Given exercise >>
All lines from the beginning of the listing through the line with "1.8, 1.8, 0, 0];" are to be copied word for word; the pictures are not.

Information supplied >>

------

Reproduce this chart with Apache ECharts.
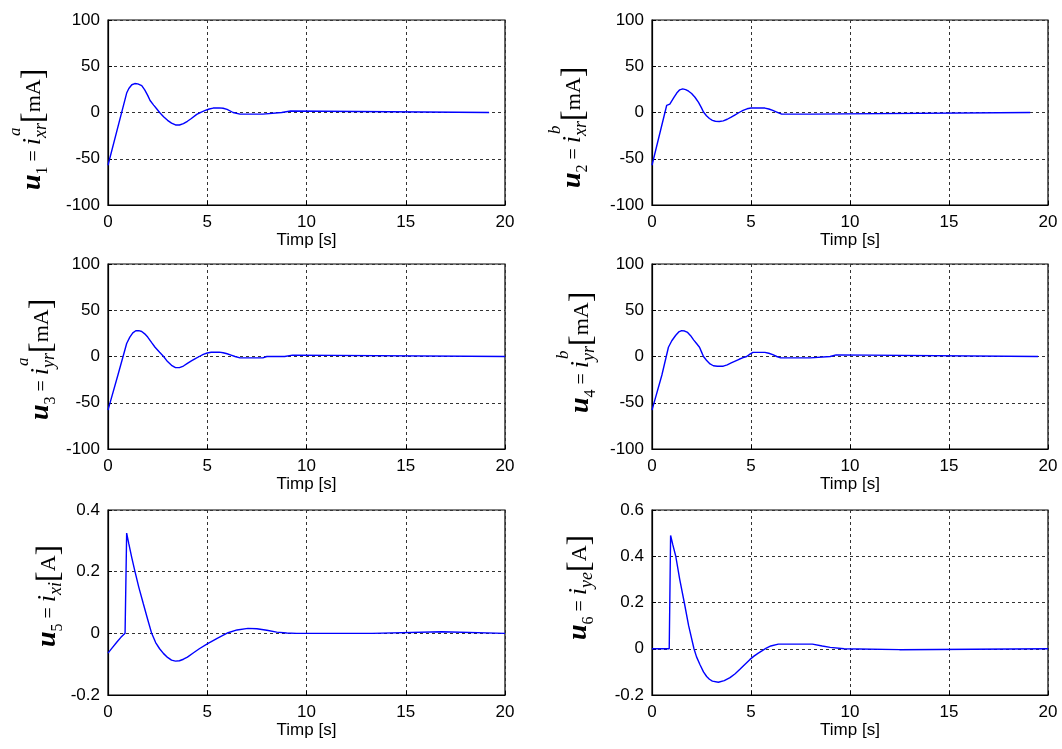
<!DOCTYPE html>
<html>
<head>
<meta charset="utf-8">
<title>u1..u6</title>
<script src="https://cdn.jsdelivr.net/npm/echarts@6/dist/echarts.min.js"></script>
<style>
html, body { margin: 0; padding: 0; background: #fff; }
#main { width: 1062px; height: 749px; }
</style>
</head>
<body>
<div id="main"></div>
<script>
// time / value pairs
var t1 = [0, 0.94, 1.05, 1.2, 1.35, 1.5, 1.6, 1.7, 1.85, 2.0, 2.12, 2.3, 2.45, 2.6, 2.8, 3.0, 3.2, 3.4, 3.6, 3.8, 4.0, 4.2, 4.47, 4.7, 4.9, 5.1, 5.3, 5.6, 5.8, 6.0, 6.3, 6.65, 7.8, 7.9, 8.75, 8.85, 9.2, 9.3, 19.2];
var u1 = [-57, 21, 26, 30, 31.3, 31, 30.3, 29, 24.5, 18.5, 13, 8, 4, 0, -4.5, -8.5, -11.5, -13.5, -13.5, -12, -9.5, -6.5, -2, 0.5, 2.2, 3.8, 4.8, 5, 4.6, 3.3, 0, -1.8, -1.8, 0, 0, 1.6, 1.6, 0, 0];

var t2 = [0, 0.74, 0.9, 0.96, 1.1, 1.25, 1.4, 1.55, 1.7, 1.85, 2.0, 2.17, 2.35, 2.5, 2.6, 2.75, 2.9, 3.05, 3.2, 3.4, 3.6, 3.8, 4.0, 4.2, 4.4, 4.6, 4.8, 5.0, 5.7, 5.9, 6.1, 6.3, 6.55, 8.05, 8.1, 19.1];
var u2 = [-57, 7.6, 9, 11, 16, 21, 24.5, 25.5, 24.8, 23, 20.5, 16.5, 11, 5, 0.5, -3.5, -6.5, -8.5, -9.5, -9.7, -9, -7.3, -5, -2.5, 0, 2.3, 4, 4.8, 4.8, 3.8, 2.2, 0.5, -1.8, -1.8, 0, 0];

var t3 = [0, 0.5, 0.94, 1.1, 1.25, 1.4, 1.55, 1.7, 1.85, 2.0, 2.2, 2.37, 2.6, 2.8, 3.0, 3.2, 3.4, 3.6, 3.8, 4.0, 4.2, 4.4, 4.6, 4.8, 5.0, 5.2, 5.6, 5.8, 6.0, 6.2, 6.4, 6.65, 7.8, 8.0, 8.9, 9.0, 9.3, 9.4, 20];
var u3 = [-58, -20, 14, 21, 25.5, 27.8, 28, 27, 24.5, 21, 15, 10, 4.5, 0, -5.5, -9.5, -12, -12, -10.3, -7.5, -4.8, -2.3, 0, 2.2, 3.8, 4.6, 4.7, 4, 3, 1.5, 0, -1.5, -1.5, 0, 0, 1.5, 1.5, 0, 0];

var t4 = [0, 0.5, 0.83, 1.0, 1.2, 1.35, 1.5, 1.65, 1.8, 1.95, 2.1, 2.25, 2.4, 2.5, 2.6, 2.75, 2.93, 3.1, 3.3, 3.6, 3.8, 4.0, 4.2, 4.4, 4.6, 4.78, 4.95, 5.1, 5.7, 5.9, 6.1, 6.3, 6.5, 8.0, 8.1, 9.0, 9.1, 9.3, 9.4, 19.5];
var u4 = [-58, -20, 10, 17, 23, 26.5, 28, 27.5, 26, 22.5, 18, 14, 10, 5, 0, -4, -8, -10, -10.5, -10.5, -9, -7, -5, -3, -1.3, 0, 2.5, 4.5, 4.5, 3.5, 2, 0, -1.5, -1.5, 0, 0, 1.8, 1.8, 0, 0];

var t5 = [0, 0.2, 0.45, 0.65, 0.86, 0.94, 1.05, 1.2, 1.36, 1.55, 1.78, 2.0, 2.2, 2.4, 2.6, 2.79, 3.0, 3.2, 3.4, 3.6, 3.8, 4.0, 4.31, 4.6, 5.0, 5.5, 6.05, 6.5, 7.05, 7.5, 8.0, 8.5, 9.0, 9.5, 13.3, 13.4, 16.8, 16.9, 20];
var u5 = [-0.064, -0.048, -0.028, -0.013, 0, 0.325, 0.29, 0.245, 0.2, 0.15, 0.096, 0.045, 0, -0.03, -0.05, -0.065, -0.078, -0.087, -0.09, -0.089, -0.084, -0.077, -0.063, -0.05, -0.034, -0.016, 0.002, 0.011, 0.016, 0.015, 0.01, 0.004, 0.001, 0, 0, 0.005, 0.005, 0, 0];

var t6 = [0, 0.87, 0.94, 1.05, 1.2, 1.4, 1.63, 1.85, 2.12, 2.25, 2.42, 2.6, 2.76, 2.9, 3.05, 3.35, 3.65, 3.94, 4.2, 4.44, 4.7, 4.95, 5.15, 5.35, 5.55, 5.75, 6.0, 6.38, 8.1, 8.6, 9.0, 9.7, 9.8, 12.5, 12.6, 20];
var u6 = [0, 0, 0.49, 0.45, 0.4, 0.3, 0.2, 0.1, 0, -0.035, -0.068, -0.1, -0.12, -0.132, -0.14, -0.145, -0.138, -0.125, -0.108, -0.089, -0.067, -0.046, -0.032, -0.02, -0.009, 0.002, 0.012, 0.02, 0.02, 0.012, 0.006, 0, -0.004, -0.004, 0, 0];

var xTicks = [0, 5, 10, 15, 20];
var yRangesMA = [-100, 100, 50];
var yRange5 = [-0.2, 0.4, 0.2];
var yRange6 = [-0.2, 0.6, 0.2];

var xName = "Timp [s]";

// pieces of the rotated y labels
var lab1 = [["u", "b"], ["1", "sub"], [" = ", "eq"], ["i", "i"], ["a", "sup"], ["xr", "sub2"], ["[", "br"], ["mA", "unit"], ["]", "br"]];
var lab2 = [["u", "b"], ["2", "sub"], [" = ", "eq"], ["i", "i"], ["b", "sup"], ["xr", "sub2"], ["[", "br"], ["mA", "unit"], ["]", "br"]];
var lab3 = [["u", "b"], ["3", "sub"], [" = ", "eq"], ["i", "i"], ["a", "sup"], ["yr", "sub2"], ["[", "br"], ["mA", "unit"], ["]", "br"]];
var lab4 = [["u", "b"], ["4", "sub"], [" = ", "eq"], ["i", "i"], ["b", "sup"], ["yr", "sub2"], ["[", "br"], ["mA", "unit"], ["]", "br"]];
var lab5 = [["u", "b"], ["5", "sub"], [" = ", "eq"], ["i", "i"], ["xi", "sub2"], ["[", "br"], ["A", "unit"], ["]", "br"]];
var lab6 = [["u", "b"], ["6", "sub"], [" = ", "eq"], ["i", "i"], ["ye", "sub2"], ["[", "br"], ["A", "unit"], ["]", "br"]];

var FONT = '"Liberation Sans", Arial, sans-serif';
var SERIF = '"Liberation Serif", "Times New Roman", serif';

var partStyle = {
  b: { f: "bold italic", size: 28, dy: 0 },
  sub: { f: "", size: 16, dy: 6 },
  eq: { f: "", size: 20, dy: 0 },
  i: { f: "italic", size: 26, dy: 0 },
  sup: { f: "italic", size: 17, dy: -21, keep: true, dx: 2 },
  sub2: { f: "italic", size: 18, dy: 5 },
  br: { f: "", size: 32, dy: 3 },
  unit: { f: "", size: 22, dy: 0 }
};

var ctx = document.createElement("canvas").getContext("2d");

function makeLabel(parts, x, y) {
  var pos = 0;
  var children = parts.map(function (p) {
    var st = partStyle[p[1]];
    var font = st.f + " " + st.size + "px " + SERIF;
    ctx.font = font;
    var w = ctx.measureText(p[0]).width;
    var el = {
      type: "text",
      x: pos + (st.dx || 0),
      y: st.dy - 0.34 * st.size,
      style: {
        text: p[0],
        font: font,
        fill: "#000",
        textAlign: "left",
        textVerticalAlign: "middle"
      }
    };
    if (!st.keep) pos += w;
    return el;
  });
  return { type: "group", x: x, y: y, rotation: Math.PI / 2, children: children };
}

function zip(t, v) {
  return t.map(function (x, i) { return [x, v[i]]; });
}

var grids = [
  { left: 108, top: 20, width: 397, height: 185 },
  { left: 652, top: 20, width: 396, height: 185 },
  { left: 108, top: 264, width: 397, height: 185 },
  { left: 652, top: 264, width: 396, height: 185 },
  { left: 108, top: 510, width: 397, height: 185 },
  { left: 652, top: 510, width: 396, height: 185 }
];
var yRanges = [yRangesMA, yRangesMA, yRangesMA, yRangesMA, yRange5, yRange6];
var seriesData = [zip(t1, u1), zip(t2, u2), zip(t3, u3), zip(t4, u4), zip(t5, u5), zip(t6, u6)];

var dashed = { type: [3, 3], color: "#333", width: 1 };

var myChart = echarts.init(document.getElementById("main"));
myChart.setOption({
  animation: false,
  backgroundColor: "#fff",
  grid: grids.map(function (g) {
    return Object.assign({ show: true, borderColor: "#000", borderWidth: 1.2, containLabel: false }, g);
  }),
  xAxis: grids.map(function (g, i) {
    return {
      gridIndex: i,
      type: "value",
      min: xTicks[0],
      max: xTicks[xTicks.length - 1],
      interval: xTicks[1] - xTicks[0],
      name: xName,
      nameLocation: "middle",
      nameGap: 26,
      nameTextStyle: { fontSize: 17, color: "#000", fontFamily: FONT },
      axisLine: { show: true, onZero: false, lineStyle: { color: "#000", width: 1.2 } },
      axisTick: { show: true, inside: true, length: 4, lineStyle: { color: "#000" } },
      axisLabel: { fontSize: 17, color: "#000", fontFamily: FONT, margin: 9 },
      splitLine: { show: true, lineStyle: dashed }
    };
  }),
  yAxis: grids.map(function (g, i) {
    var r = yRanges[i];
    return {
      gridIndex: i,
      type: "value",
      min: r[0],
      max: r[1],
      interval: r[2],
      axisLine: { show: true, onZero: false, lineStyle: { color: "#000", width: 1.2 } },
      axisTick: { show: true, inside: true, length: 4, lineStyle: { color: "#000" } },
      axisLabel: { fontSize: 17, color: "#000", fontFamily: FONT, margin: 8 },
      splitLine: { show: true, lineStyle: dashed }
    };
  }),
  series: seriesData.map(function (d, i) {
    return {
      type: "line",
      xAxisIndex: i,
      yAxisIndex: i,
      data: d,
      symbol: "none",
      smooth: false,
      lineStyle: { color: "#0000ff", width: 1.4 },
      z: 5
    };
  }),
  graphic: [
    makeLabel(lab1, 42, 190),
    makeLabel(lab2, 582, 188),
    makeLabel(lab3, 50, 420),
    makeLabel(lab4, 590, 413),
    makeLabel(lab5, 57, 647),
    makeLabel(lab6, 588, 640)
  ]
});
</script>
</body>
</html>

------

Exercise result >>
Reproduce this chart with Apache ECharts.
<!DOCTYPE html>
<html>
<head>
<meta charset="utf-8">
<title>u1..u6</title>
<script src="https://cdn.jsdelivr.net/npm/echarts@6/dist/echarts.min.js"></script>
<style>
html, body { margin: 0; padding: 0; background: #fff; }
#main { width: 1062px; height: 749px; }
</style>
</head>
<body>
<div id="main"></div>
<script>
// time / value pairs
var t1 = [0, 0.94, 1.05, 1.2, 1.35, 1.5, 1.6, 1.7, 1.85, 2.0, 2.12, 2.3, 2.45, 2.6, 2.8, 3.0, 3.2, 3.4, 3.6, 3.8, 4.0, 4.2, 4.47, 4.7, 4.9, 5.1, 5.3, 5.6, 5.8, 6.0, 6.3, 6.65, 7.8, 7.9, 8.75, 8.85, 9.2, 9.3, 19.2];
var u1 = [-57, 21, 26, 30, 31.3, 31, 30.3, 29, 24.5, 18.5, 13, 8, 4, 0, -4.5, -8.5, -11.5, -13.5, -13.5, -12, -9.5, -6.5, -2, 0.5, 2.2, 3.8, 4.8, 5, 4.6, 3.3, 0, -1.8, -1.8, 0, 0, 1.6, 1.6, 0, 0];

var t2 = [0, 0.74, 0.9, 0.96, 1.1, 1.25, 1.4, 1.55, 1.7, 1.85, 2.0, 2.17, 2.35, 2.5, 2.6, 2.75, 2.9, 3.05, 3.2, 3.4, 3.6, 3.8, 4.0, 4.2, 4.4, 4.6, 4.8, 5.0, 5.7, 5.9, 6.1, 6.3, 6.55, 8.05, 8.1, 19.1];
var u2 = [-57, 7.6, 9, 11, 16, 21, 24.5, 25.5, 24.8, 23, 20.5, 16.5, 11, 5, 0.5, -3.5, -6.5, -8.5, -9.5, -9.7, -9, -7.3, -5, -2.5, 0, 2.3, 4, 4.8, 4.8, 3.8, 2.2, 0.5, -1.8, -1.8, 0, 0];

var t3 = [0, 0.5, 0.94, 1.1, 1.25, 1.4, 1.55, 1.7, 1.85, 2.0, 2.2, 2.37, 2.6, 2.8, 3.0, 3.2, 3.4, 3.6, 3.8, 4.0, 4.2, 4.4, 4.6, 4.8, 5.0, 5.2, 5.6, 5.8, 6.0, 6.2, 6.4, 6.65, 7.8, 8.0, 8.9, 9.0, 9.3, 9.4, 20];
var u3 = [-58, -20, 14, 21, 25.5, 27.8, 28, 27, 24.5, 21, 15, 10, 4.5, 0, -5.5, -9.5, -12, -12, -10.3, -7.5, -4.8, -2.3, 0, 2.2, 3.8, 4.6, 4.7, 4, 3, 1.5, 0, -1.5, -1.5, 0, 0, 1.5, 1.5, 0, 0];

var t4 = [0, 0.5, 0.83, 1.0, 1.2, 1.35, 1.5, 1.65, 1.8, 1.95, 2.1, 2.25, 2.4, 2.5, 2.6, 2.75, 2.93, 3.1, 3.3, 3.6, 3.8, 4.0, 4.2, 4.4, 4.6, 4.78, 4.95, 5.1, 5.7, 5.9, 6.1, 6.3, 6.5, 8.0, 8.1, 9.0, 9.1, 9.3, 9.4, 19.5];
var u4 = [-58, -20, 10, 17, 23, 26.5, 28, 27.5, 26, 22.5, 18, 14, 10, 5, 0, -4, -8, -10, -10.5, -10.5, -9, -7, -5, -3, -1.3, 0, 2.5, 4.5, 4.5, 3.5, 2, 0, -1.5, -1.5, 0, 0, 1.8, 1.8, 0, 0];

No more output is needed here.